▶ _Instructions for the task_
Starting at the top of the listing, extract every line up to and including the one with "number, number, number, number];". Pictures stay out of the copy.

— Start of Data shown —

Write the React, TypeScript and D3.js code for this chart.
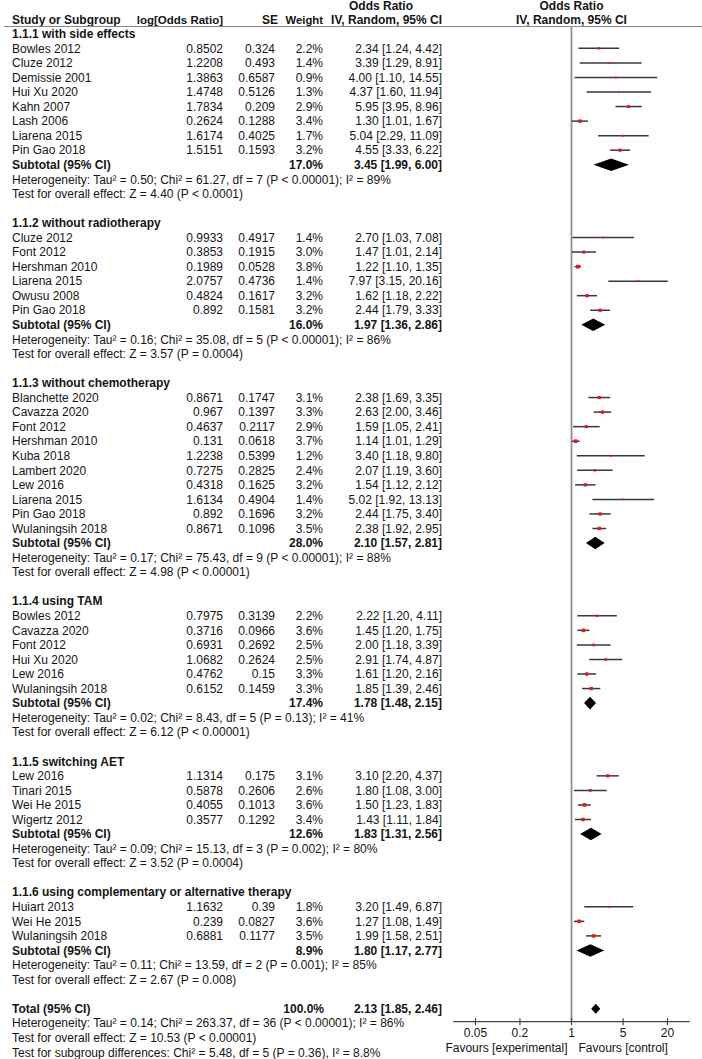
import React from 'react';
import * as d3 from 'd3';

// [study, log[OR], SE, weight %, OR, lower, upper]
type Study = [string, string, string, number, number, number, number];

const sideEffects: Study[] = [
  ['Bowles 2012', '0.8502', '0.324', 2.2, 2.34, 1.24, 4.42],
  ['Cluze 2012', '1.2208', '0.493', 1.4, 3.39, 1.29, 8.91],
  ['Demissie 2001', '1.3863', '0.6587', 0.9, 4.0, 1.1, 14.55],
  ['Hui Xu 2020', '1.4748', '0.5126', 1.3, 4.37, 1.6, 11.94],
  ['Kahn 2007', '1.7834', '0.209', 2.9, 5.95, 3.95, 8.96],
  ['Lash 2006', '0.2624', '0.1288', 3.4, 1.3, 1.01, 1.67],
  ['Liarena 2015', '1.6174', '0.4025', 1.7, 5.04, 2.29, 11.09],
  ['Pin Gao 2018', '1.5151', '0.1593', 3.2, 4.55, 3.33, 6.22],
];

const withoutRadio: Study[] = [
  ['Cluze 2012', '0.9933', '0.4917', 1.4, 2.7, 1.03, 7.08],
  ['Font 2012', '0.3853', '0.1915', 3.0, 1.47, 1.01, 2.14],
  ['Hershman 2010', '0.1989', '0.0528', 3.8, 1.22, 1.1, 1.35],
  ['Liarena 2015', '2.0757', '0.4736', 1.4, 7.97, 3.15, 20.16],
  ['Owusu 2008', '0.4824', '0.1617', 3.2, 1.62, 1.18, 2.22],
  ['Pin Gao 2018', '0.892', '0.1581', 3.2, 2.44, 1.79, 3.33],
];

const withoutChemo: Study[] = [
  ['Blanchette 2020', '0.8671', '0.1747', 3.1, 2.38, 1.69, 3.35],
  ['Cavazza 2020', '0.967', '0.1397', 3.3, 2.63, 2.0, 3.46],
  ['Font 2012', '0.4637', '0.2117', 2.9, 1.59, 1.05, 2.41],
  ['Hershman 2010', '0.131', '0.0618', 3.7, 1.14, 1.01, 1.29],
  ['Kuba 2018', '1.2238', '0.5399', 1.2, 3.4, 1.18, 9.8],
  ['Lambert 2020', '0.7275', '0.2825', 2.4, 2.07, 1.19, 3.6],
  ['Lew 2016', '0.4318', '0.1625', 3.2, 1.54, 1.12, 2.12],
  ['Liarena 2015', '1.6134', '0.4904', 1.4, 5.02, 1.92, 13.13],
  ['Pin Gao 2018', '0.892', '0.1696', 3.2, 2.44, 1.75, 3.4],
  ['Wulaningsih 2018', '0.8671', '0.1096', 3.5, 2.38, 1.92, 2.95],
];

const usingTam: Study[] = [
  ['Bowles 2012', '0.7975', '0.3139', 2.2, 2.22, 1.2, 4.11],
  ['Cavazza 2020', '0.3716', '0.0966', 3.6, 1.45, 1.2, 1.75],
  ['Font 2012', '0.6931', '0.2692', 2.5, 2.0, 1.18, 3.39],
  ['Hui Xu 2020', '1.0682', '0.2624', 2.5, 2.91, 1.74, 4.87],
  ['Lew 2016', '0.4762', '0.15', 3.3, 1.61, 1.2, 2.16],
  ['Wulaningsih 2018', '0.6152', '0.1459', 3.3, 1.85, 1.39, 2.46],
];

const switchingAet: Study[] = [
  ['Lew 2016', '1.1314', '0.175', 3.1, 3.1, 2.2, 4.37],
  ['Tinari 2015', '0.5878', '0.2606', 2.6, 1.8, 1.08, 3.0],
  ['Wei He 2015', '0.4055', '0.1013', 3.6, 1.5, 1.23, 1.83],
  ['Wigertz 2012', '0.3577', '0.1292', 3.4, 1.43, 1.11, 1.84],
];

const complementary: Study[] = [
  ['Huiart 2013', '1.1632', '0.39', 1.8, 3.2, 1.49, 6.87],
  ['Wei He 2015', '0.239', '0.0827', 3.6, 1.27, 1.08, 1.49],
  ['Wulaningsih 2018', '0.6881', '0.1177', 3.5, 1.99, 1.58, 2.51],
];

const subgroupStudies = [sideEffects, withoutRadio, withoutChemo, usingTam, switchingAet, complementary];

const subgroupTitles = [
  '1.1.1 with side effects',
  '1.1.2 without radiotherapy',
  '1.1.3 without chemotherapy',
  '1.1.4 using TAM',
  '1.1.5 switching AET',
  '1.1.6 using complementary or alternative therapy',
];

const subtotalWeights = ['17.0%', '16.0%', '28.0%', '17.4%', '12.6%', '8.9%'];

// [OR, lower, upper]
const subtotalEffects: [number, number, number][] = [
  [3.45, 1.99, 6.0],
  [1.97, 1.36, 2.86],
  [2.1, 1.57, 2.81],
  [1.78, 1.48, 2.15],
  [1.83, 1.31, 2.56],
  [1.8, 1.17, 2.77],
];

const heterogeneityTexts = [
  'Heterogeneity: Tau² = 0.50; Chi² = 61.27, df = 7 (P < 0.00001); I² = 89%',
  'Heterogeneity: Tau² = 0.16; Chi² = 35.08, df = 5 (P < 0.00001); I² = 86%',
  'Heterogeneity: Tau² = 0.17; Chi² = 75.43, df = 9 (P < 0.00001); I² = 88%',
  'Heterogeneity: Tau² = 0.02; Chi² = 8.43, df = 5 (P = 0.13); I² = 41%',
  'Heterogeneity: Tau² = 0.09; Chi² = 15.13, df = 3 (P = 0.002); I² = 80%',
  'Heterogeneity: Tau² = 0.11; Chi² = 13.59, df = 2 (P = 0.001); I² = 85%',
];

const overallEffectTexts = [
  'Test for overall effect: Z = 4.40 (P < 0.0001)',
  'Test for overall effect: Z = 3.57 (P = 0.0004)',
  'Test for overall effect: Z = 4.98 (P < 0.00001)',
  'Test for overall effect: Z = 6.12 (P < 0.00001)',
  'Test for overall effect: Z = 3.52 (P = 0.0004)',
  'Test for overall effect: Z = 2.67 (P = 0.008)',
];

const totalEffect: [number, number, number] = [2.13, 1.85, 2.46];
const totalWeight = '100.0%';
const totalTexts = [
  'Heterogeneity: Tau² = 0.14; Chi² = 263.37, df = 36 (P < 0.00001); I² = 86%',
  'Test for overall effect: Z = 10.53 (P < 0.00001)',
  'Test for subgroup differences: Chi² = 5.48, df = 5 (P = 0.36), I² = 8.8%',
];

const axisTicks = [0.05, 0.2, 1, 5, 20];
const axisTickLabels = ['0.05', '0.2', '1', '5', '20'];
const axisExtent = [0.025, 40];

const W = 702;
const H = 1059;
const ROW0 = 33.8;
const PITCH = 14.55;
const rowY = (i: number) => ROW0 + i * PITCH;

const COL = { label: 12, logOr: 223, se: 275, weight: 323, orText: 442 };
const FONT = 'Liberation Sans, Arial, sans-serif';

const fmt = (v: number) => v.toFixed(2);
const ciText = (e: [number, number, number]) => `${fmt(e[0])} [${fmt(e[1])}, ${fmt(e[2])}]`;

const x = d3.scaleLog().domain([0.05, 20]).range([475.5, 667.5]);

const Txt: React.FC<{ x: number; y: number; anchor?: string; bold?: boolean; size?: number; children: React.ReactNode }> = ({
  x, y, anchor = 'start', bold = false, size, children,
}) => (
  <text x={x} y={y} dy="0.35em" textAnchor={anchor} fontWeight={bold ? 'bold' : 'normal'} fontSize={size}>
    {children}
  </text>
);

const Diamond: React.FC<{ e: [number, number, number]; y: number; h?: number }> = ({ e, y, h = 5.5 }) => (
  <path
    d={`M${x(e[1])},${y}L${x(e[0])},${y - h}L${x(e[2])},${y}L${x(e[0])},${y + h}Z`}
    fill="#000"
  />
);

export default function App() {
  const rows: React.ReactNode[] = [];
  const marks: React.ReactNode[] = [];
  let r = 0;

  subgroupStudies.forEach((studies, gi) => {
    rows.push(<Txt key={`t${gi}`} x={COL.label} y={rowY(r)} bold>{subgroupTitles[gi]}</Txt>);
    r++;
    studies.forEach((s, si) => {
      const y = rowY(r);
      const side = Math.max(1.8, 0.85 * s[3] + 0.5);
      rows.push(
        <g key={`s${gi}-${si}`}>
          <Txt x={COL.label} y={y}>{s[0]}</Txt>
          <Txt x={COL.logOr} y={y} anchor="end">{s[1]}</Txt>
          <Txt x={COL.se} y={y} anchor="end">{s[2]}</Txt>
          <Txt x={COL.weight} y={y} anchor="end">{s[3].toFixed(1)}%</Txt>
          <Txt x={COL.orText} y={y} anchor="end">{ciText([s[4], s[5], s[6]])}</Txt>
        </g>
      );
      marks.push(
        <g key={`m${gi}-${si}`}>
          <line x1={x(s[5])} x2={x(s[6])} y1={y} y2={y} stroke="#383838" strokeWidth={1.5} />
          <rect x={x(s[4]) - side / 2} y={y - side / 2} width={side} height={side} fill="#e8141c" />
        </g>
      );
      r++;
    });
    const ys = rowY(r);
    rows.push(
      <g key={`sub${gi}`}>
        <Txt x={COL.label} y={ys} bold>Subtotal (95% CI)</Txt>
        <Txt x={COL.weight} y={ys} anchor="end" bold>{subtotalWeights[gi]}</Txt>
        <Txt x={COL.orText} y={ys} anchor="end" bold>{ciText(subtotalEffects[gi])}</Txt>
      </g>
    );
    marks.push(<Diamond key={`d${gi}`} e={subtotalEffects[gi]} y={ys} h={6.3} />);
    r++;
    rows.push(<Txt key={`h${gi}`} x={COL.label} y={rowY(r)}>{heterogeneityTexts[gi]}</Txt>);
    r++;
    rows.push(<Txt key={`o${gi}`} x={COL.label} y={rowY(r)}>{overallEffectTexts[gi]}</Txt>);
    r++;
    r++; // blank row
  });

  const totalRow = r;
  const yt = rowY(totalRow);
  rows.push(
    <g key="total">
      <Txt x={COL.label} y={yt} bold>Total (95% CI)</Txt>
      <Txt x={324} y={yt} anchor="end" bold>{totalWeight}</Txt>
      <Txt x={COL.orText} y={yt} anchor="end" bold>{ciText(totalEffect)}</Txt>
    </g>
  );
  marks.push(<Diamond key="dt" e={totalEffect} y={yt} h={5} />);
  totalTexts.forEach((t, i) => {
    rows.push(<Txt key={`tt${i}`} x={COL.label} y={rowY(totalRow + 1 + i)}>{t}</Txt>);
  });

  const axisY = yt + 13;
  const x1 = x(1);

  return (
    <svg
      width={W}
      height={H}
      style={{ position: 'absolute', left: 0, top: 0, background: '#fff' }}
      fontFamily={FONT}
      fontSize={12}
      fill="#151515"
    >
      {/* column headers */}
      <g>
        <Txt x={381} y={6} anchor="middle" bold>Odds Ratio</Txt>
        <Txt x={x1} y={6} anchor="middle" bold>Odds Ratio</Txt>
        <Txt x={COL.label} y={20} bold>Study or Subgroup</Txt>
        <Txt x={COL.logOr} y={20} anchor="end" bold size={11.5}>log[Odds Ratio]</Txt>
        <Txt x={278} y={20} anchor="end" bold>SE</Txt>
        <Txt x={COL.weight} y={20} anchor="end" bold size={11.3}>Weight</Txt>
        <Txt x={COL.orText} y={20} anchor="end" bold>IV, Random, 95% CI</Txt>
        <Txt x={x1} y={20} anchor="middle" bold>IV, Random, 95% CI</Txt>
        <line x1={4} x2={W} y1={26.5} y2={26.5} stroke="#888" strokeWidth={1.2} />
      </g>

      {/* line of no effect */}
      <line x1={x1} x2={x1} y1={26.5} y2={axisY} stroke="#8f8f8f" strokeWidth={1.8} />

      {rows}
      {marks}

      {/* axis */}
      <g>
        <line x1={x(axisExtent[0])} x2={x(axisExtent[1])} y1={axisY} y2={axisY} stroke="#444" strokeWidth={1.3} />
        {axisTicks.map((t, i) => (
          <g key={`tick${i}`}>
            <line x1={x(t)} x2={x(t)} y1={axisY - 3.5} y2={axisY + 3.5} stroke="#444" strokeWidth={1.2} />
            <Txt x={x(t)} y={axisY + 11} anchor="middle">{axisTickLabels[i]}</Txt>
          </g>
        ))}
        <Txt x={x1 - 4} y={axisY + 26} anchor="end">Favours [experimental]</Txt>
        <Txt x={x1 + 7} y={axisY + 26}>Favours [control]</Txt>
      </g>
    </svg>
  );
}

— End of Data shown —

▶ _Solution to the exercise_
Write the React, TypeScript and D3.js code for this chart.
import React from 'react';
import * as d3 from 'd3';

// [study, log[OR], SE, weight %, OR, lower, upper]
type Study = [string, string, string, number, number, number, number];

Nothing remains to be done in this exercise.